Notableness

This was originally in response to an email from Eric about the noise and relative value of Flickr photos in his friends’ photo streams.

I like the concept of notableness. Certain criteria of the datum fall outside the bell curve, warranting more attention.

We dealt with this issue on Vox—a linear stream of equally weighted items. In reality, items are not equal. Not only that, but different items are more notable to different viewers.

This morning I unfollowed someone on Twitter because she spammed the front page with several tweets per hour. This is akin to the nuclear option, something software should solve, really. Typically, her tweets are low value to me, but in aggregate they are interesting. Or if she has one that’s well-replied to or starred, it is isomorphically more significant.

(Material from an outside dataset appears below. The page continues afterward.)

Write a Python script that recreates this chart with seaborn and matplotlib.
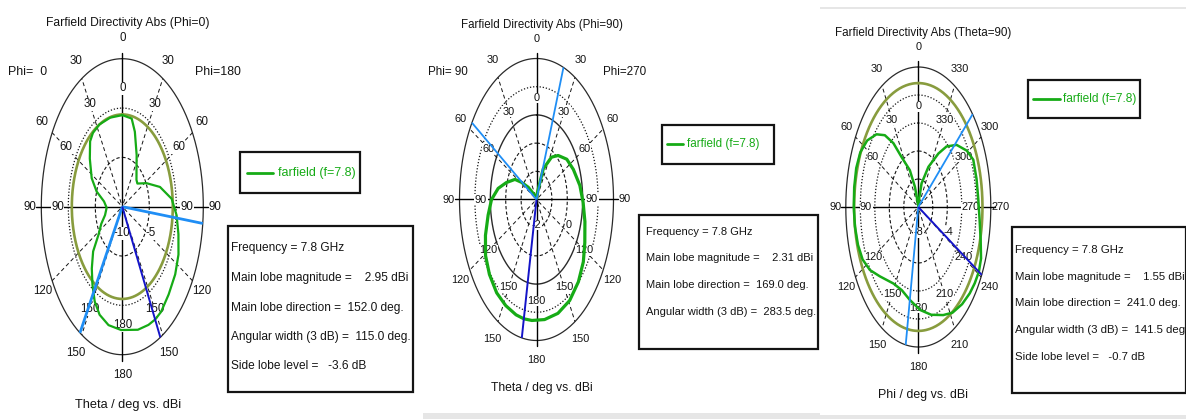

Lastly, an algorithmically condensed event stream isn’t something that nicely fits into an RSS feed. Or maybe. This is where the rubber meets the road. Capturing—and therefore limiting—a set of events into an aggregate event, then freezing it in time as a discrete RSS entry might be a reasonable compromise between theory and reality of implementation.

Comments

October 1
11:56 AM

Edit

kellan writes:

Freezing this stuff into a feed item is going to be largely impossible from both a UI standpoint but also just for the cycles burned to build it. I think this is where we start to see the break down of the stream interfaces -- feeds fading back into obscurity as niche aggregators fish from them.

October 1
12:21 PM

Edit

ydnar writes:

I think a feed representation of this data is necessary, if only because of the existing feed reader inertia, and because Yet Another Inbox doesn’t scale.

If you break the presumption that feed items, once spat out, are immutable, then this starts looking more realistic. This would require some retooling on the part of the feed readers, and/or extensions to feed format(s), but neither of those are show stoppers.

Reusing the Flickr example—because notability maps pretty well to interestingness—a user uploads 100 photos, and this is condensed into a single event item. Then, one photo gets lots of views/comments/favorites, and when the user’s feed is evaluated again for aggregation, this causes a distinct new event item to spring into existence.

Where this gets interesting is evaluating the user’s feed in multiple contexts—standing alone, or in the context of a follower/friend. For example: mutual friends viewing/favoriting as a factor in determining notability for a given discrete event.